## Exercise details:
Leave out the pictures and retype only the lines from the opening line to the line that holds "of Change 1(1)", both ends included.

++++++

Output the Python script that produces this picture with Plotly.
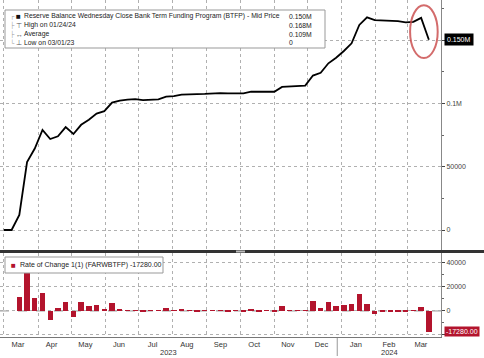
import plotly.graph_objects as go

# ---------------- data ----------------
dates = [
    "2023-03-01", "2023-03-08", "2023-03-15", "2023-03-22", "2023-03-29",
    "2023-04-05", "2023-04-12", "2023-04-19", "2023-04-26",
    "2023-05-03", "2023-05-10", "2023-05-17", "2023-05-24", "2023-05-31",
    "2023-06-07", "2023-06-14", "2023-06-21", "2023-06-28",
    "2023-07-05", "2023-07-12", "2023-07-19", "2023-07-26",
    "2023-08-02", "2023-08-09", "2023-08-16", "2023-08-23", "2023-08-30",
    "2023-09-06", "2023-09-13", "2023-09-20", "2023-09-27",
    "2023-10-04", "2023-10-11", "2023-10-18", "2023-10-25",
    "2023-11-01", "2023-11-08", "2023-11-15", "2023-11-22", "2023-11-29",
    "2023-12-06", "2023-12-13", "2023-12-20", "2023-12-27",
    "2024-01-03", "2024-01-10", "2024-01-17", "2024-01-24", "2024-01-31",
    "2024-02-07", "2024-02-14", "2024-02-21", "2024-02-28",
    "2024-03-06", "2024-03-13", "2024-03-20",
]
btfp = [
    0, 0, 11943, 53669, 64403,
    79022, 71837, 73980, 81279,
    75840, 83106, 87171, 91985, 93918,
    100645, 102150, 102950, 103400,
    102600, 102900, 103200, 105300,
    105800, 107000, 107400, 107350, 107500,
    107950, 108100, 108000, 108050,
    108000, 109300, 109200, 109300,
    109200, 113000, 113300, 114000, 114100,
    122000, 124200, 131700, 136100,
    141400, 147500, 162000, 168000, 165800,
    165500, 165300, 165000, 164100,
    164400, 167580, 150300,
]
# weekly rate of change (1 period) of the series
roc_dates = dates[1:]
roc = [b - a for a, b in zip(btfp[:-1], btfp[1:])]

top_tickvals = [0, 50000, 100000, 150000]
top_ticktext = ["0", "50000", "0.1M", ""]
bot_tickvals = [-20000, 0, 20000, 40000]
bot_ticktext = ["", "0", "20000", "40000"]

legend_rows = [
    "Reserve Balance Wednesday Close Bank Term Funding Program (BTFP) - Mid Price",
    "High on 01/24/24",
    "Average",
    "Low on 03/01/23",
]
legend_vals = ["0.150M", "0.168M", "0.109M", "0"]
roc_label = "Rate of Change 1(1) (FARWBTFP) -17280.00"

# ---------------- layout geometry ----------------
W, H = 484, 358
ML, MR, MT, MB = 0, 43, 0, 21
PW, PH = W - ML - MR, H - MT - MB


def px(x):
    return x / PW


def py(y):
    return (PH - y) / PH


FONT = "Liberation Sans"
GRID = "#b0b0b0"
RED = "#b3142d"

fig = go.Figure()
fig.add_trace(go.Scatter(x=dates, y=btfp, mode="lines",
                         line=dict(color="black", width=1.8),
                         xaxis="x", yaxis="y", showlegend=False))
fig.add_trace(go.Bar(x=roc_dates, y=roc, marker=dict(color=RED, line=dict(width=0)),
                     width=4.8 * 86400000, xaxis="x2", yaxis="y2", showlegend=False))

xrange = ["2023-02-25 12:00", "2024-03-31"]
common_x = dict(type="date", range=xrange, dtick="M1", tick0="2023-03-01",
                showgrid=True, gridcolor=GRID, griddash="dot", gridwidth=1,
                zeroline=False)

fig.update_layout(
    width=W, height=H, margin=dict(l=ML, r=MR, t=MT, b=MB),
    paper_bgcolor="white", plot_bgcolor="white",
    font=dict(family=FONT, size=7, color="#333"),
    bargap=0,
    xaxis=dict(domain=[0, 1], anchor="y", showticklabels=False, ticks="",
               **common_x),
    xaxis2=dict(domain=[0, 1], anchor="y2", matches="x", ticks="",
                tickformat="%b", ticklabelmode="period", ticklabelshift=-3,
                tickfont=dict(size=7.5, color="#333"),
                showline=True, linecolor="#777", linewidth=1,
                **common_x),
    yaxis=dict(domain=[py(250), 1], anchor="x", side="right",
               range=[-15800, 181700], tickmode="array",
               tickvals=top_tickvals, ticktext=top_ticktext,
               showgrid=True, gridcolor=GRID, griddash="dot", zeroline=False,
               ticks="outside", ticklen=3, tickcolor="#444",
               minor=dict(dtick=25000, ticks="outside", ticklen=2, tickcolor="#666",
                          showgrid=False),
               showline=True, linecolor="#888", linewidth=1,
               tickfont=dict(size=7, color="#444")),
    yaxis2=dict(domain=[0, py(253)], anchor="x2", side="right",
                range=[-21700, 48300], tickmode="array",
                tickvals=bot_tickvals, ticktext=bot_ticktext,
                showgrid=True, gridcolor=GRID, griddash="dot", zeroline=False,
                ticks="outside", ticklen=3, tickcolor="#444",
                minor=dict(dtick=10000, ticks="outside", ticklen=2, tickcolor="#666",
                           showgrid=False),
                showline=True, linecolor="#888", linewidth=1,
                tickfont=dict(size=7, color="#444")),
)

shapes = []
# dashed zero line in lower panel
shapes.append(dict(type="line", xref="x2 domain", yref="y2", x0=0, x1=1, y0=0, y1=0,
                   line=dict(color="#999", width=1, dash="dash"), layer="below"))
# panel separator
shapes.append(dict(type="line", xref="paper", yref="paper", x0=0, x1=W / PW,
                   y0=py(251.5), y1=py(251.5), line=dict(color="#333", width=3)))
shapes.append(dict(type="rect", xref="paper", yref="paper", x0=px(236), x1=px(245),
                   y0=py(250.5), y1=py(252.5), fillcolor="#bbb", line=dict(width=0)))
# year divider
shapes.append(dict(type="line", xref="x2", yref="paper", x0="2023-12-28", x1="2023-12-28",
                   y0=py(338), y1=py(356), line=dict(color="#999", width=1)))
# legend boxes
shapes.append(dict(type="rect", xref="paper", yref="paper", x0=px(5), x1=px(325),
                   y0=py(48), y1=py(10), fillcolor="white",
                   line=dict(color="#999", width=1), layer="above"))
shapes.append(dict(type="rect", xref="paper", yref="paper", x0=px(5), x1=px(163),
                   y0=py(273), y1=py(257), fillcolor="white",
                   line=dict(color="#999", width=1), layer="above"))
# highlight ellipse
shapes.append(dict(type="circle", xref="x", yref="y", x0="2024-03-03", x1="2024-03-28",
                   y0=135800, y1=177600, line=dict(color="rgba(200,70,70,0.8)", width=2)))
fig.update_layout(shapes=shapes)

ann = []


def label(text, x, y, size=7, color="#222", xanchor="left", **kw):
    ann.append(dict(text=text, xref="paper", yref="paper", x=px(x), y=py(y),
                    xanchor=xanchor, yanchor="middle", showarrow=False,
                    font=dict(family=FONT, size=size, color=color), **kw))


row_y = [16.5, 25.3, 34.1, 42.9]
symbols = ["■", "⊤", "↔", "⊥"]
tree = ["┌", "├", "├", "└"]
for i in range(4):
    label(tree[i], 8, row_y[i], size=6, color="#999")
    label(symbols[i], 14, row_y[i], size=7 if i else 8, color="#111" if i == 0 else "#555")
    label(legend_rows[i], 22, row_y[i], size=6.8)
    label(legend_vals[i], 287, row_y[i], size=6.8)

label("■", 9, 265, size=8, color=RED)
label(roc_label, 18, 265, size=7)

label("2023", 168, 352, size=7.5, color="#333", xanchor="center")
label("2024", 389, 352, size=7.5, color="#333", xanchor="center")

# last value tags on the right axis
ann.append(dict(text="0.150M", xref="paper", yref="y", x=1, y=btfp[-1],
                xanchor="left", yanchor="middle", xshift=3, showarrow=False,
                bgcolor="black", font=dict(family=FONT, size=7, color="white"),
                borderpad=2))
ann.append(dict(text="-17280.00", xref="paper", yref="y2", x=1, y=roc[-1],
                xanchor="left", yanchor="middle", xshift=3, showarrow=False,
                bgcolor=RED, font=dict(family=FONT, size=7, color="white"),
                borderpad=1))
fig.update_layout(annotations=ann)

fig.write_html("out.html", config={"displayModeBar": False},
               post_script="document.body.style.margin='0';document.body.style.overflow='hidden';")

++++++

## Result:
Output the Python script that produces this picture with Plotly.
import plotly.graph_objects as go

# ---------------- data ----------------
dates = [
    "2023-03-01", "2023-03-08", "2023-03-15", "2023-03-22", "2023-03-29",
    "2023-04-05", "2023-04-12", "2023-04-19", "2023-04-26",
    "2023-05-03", "2023-05-10", "2023-05-17", "2023-05-24", "2023-05-31",
    "2023-06-07", "2023-06-14", "2023-06-21", "2023-06-28",
    "2023-07-05", "2023-07-12", "2023-07-19", "2023-07-26",
    "2023-08-02", "2023-08-09", "2023-08-16", "2023-08-23", "2023-08-30",
    "2023-09-06", "2023-09-13", "2023-09-20", "2023-09-27",
    "2023-10-04", "2023-10-11", "2023-10-18", "2023-10-25",
    "2023-11-01", "2023-11-08", "2023-11-15", "2023-11-22", "2023-11-29",
    "2023-12-06", "2023-12-13", "2023-12-20", "2023-12-27",
    "2024-01-03", "2024-01-10", "2024-01-17", "2024-01-24", "2024-01-31",
    "2024-02-07", "2024-02-14", "2024-02-21", "2024-02-28",
    "2024-03-06", "2024-03-13", "2024-03-20",
]
btfp = [
    0, 0, 11943, 53669, 64403,
    79022, 71837, 73980, 81279,
    75840, 83106, 87171, 91985, 93918,
    100645, 102150, 102950, 103400,
    102600, 102900, 103200, 105300,
    105800, 107000, 107400, 107350, 107500,
    107950, 108100, 108000, 108050,
    108000, 109300, 109200, 109300,
    109200, 113000, 113300, 114000, 114100,
    122000, 124200, 131700, 136100,
    141400, 147500, 162000, 168000, 165800,
    165500, 165300, 165000, 164100,
    164400, 167580, 150300,
]
# weekly rate of change (1 period) of the series
roc_dates = dates[1:]
roc = [b - a for a, b in zip(btfp[:-1], btfp[1:])]

top_tickvals = [0, 50000, 100000, 150000]
top_ticktext = ["0", "50000", "0.1M", ""]
bot_tickvals = [-20000, 0, 20000, 40000]
bot_ticktext = ["", "0", "20000", "40000"]

legend_rows = [
    "Reserve Balance Wednesday Close Bank Term Funding Program (BTFP) - Mid Price",
    "High on 01/24/24",
    "Average",
    "Low on 03/01/23",
]
legend_vals = ["0.150M", "0.168M", "0.109M", "0"]
roc_label = "Rate of Change 1(1) (FARWBTFP) -17280.00"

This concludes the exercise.